Delta Air Lines has been true to its word: It said it would fly where there might be profits. Now it is poised to move dramatically into international service where profits can still be made and where low-fare rivals can still be avoided. Delta claims it will be the largest carrier flying across the Atlantic by next summer when it will have added 11 new markets from two airports: JFK in New York and Hartsfield-Jackson in Atlanta, where Delta is based.
The picture shows Delta chief executive Gerald Grinstein (right) with Israel Minister of Tourism Avraham Hirchson at the announcement of the Atlanta-Tel Aviv service.
Delta, which just over a month ago filed for Chapter 11 bankruptcy protection, had already announced some of the individual routes. Once it has begun service to and from cities such as Edinburgh, Budapest and Venice next year, Delta said, it will surpass competitors like American Airlines, British Airways and Continental Airlines on the long-lucrative North Atlantic.
But New York-based consultant Craig Jenks says that behind the bold announcements lay some careful moves. Some of these routes are ones that Delta had operated before and suspended, and Jenks notes that on just four of the 11 routes Delta will be a complete newcomer. Some of the European cities are new to their US departure points but are cities that Delta already serves from another US city; indeed only 6 of the 11 new services involve new stations.

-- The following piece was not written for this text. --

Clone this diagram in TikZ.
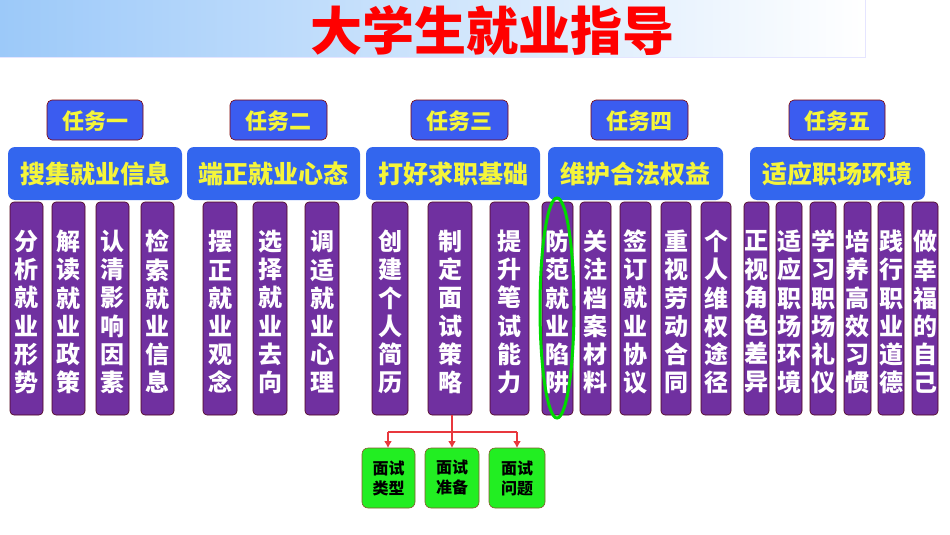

And none of Delta’s new routes are in the “dynamically growing US-Asia non-stop category,” he says, noting that the carrier does not have the equipment to enter most of these routes. It is relying heavily on its Boeing 767 fleet, some of which it had used in domestic service. Only one of the new Delta routes is beyond 6,000 miles and so the beyond range of its 767s: this is Atlanta-Tel Aviv, to be flown with a daily 777 service.